Podczas patrolu zginął kolejny polski żołnierz - 25-letni st. sierżant Tomasz Jura. Tuż obok samochodu, którym jechał, wybuchła mina. Czterech innych jest lekko rannych - są poparzeni i pokaleczeni. Atak musiał być zaplanowany.
Mina nie była zwykłym ładunkiem, ale ktoś ją zdetonował zdalnie. Użyto telefonu komórkowego albo mina była połączona z detonatorem kablem. A to znaczy, że napastnicy musieli na żołnierzy czekać i ich obserwować.
Tomasz Jura jest 25. Polakiem, który zginął w Iraku. Pierwszym od momentu zmiany charakteru misji na bardziej ofensywny. W ramach prowadzonej od początku kwietnia operacji "Czarny Orzeł" polscy żołnierze częściej wyjeżdżają ze swojej bazy, szukając terrorystów.

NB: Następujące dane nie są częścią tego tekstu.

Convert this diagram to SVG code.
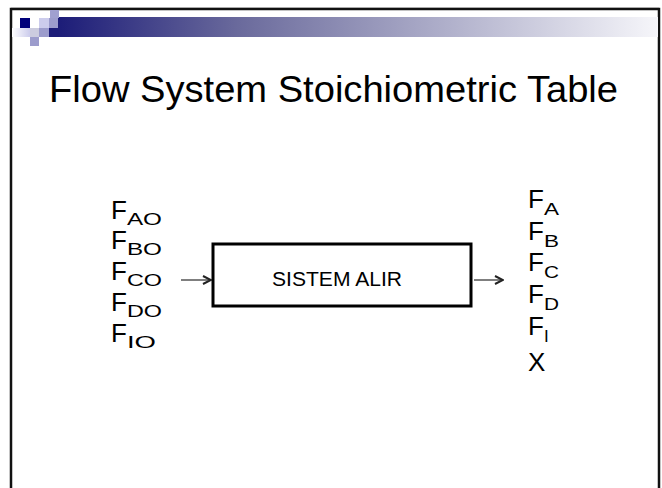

Czterech rannych żołnierzy przewieziono ich do bazy "Echo" w Diwaniji. Jeden być może trafi na badania do Bagdadu - tam jest lepiej wyposażony szpital.
Mina wybuchła zaledwie kilka kilometrów od bazy. Polacy wczoraj wieczorem przeczesywali okolice razem z irackimi wojskowymi i policjantami.
Tomasz Jura był ochotnikiem, strzelcem karabinu maszynowego. W wojsku służył od trzech lat. O jego śmierci rodzinę poinformowano w nocy.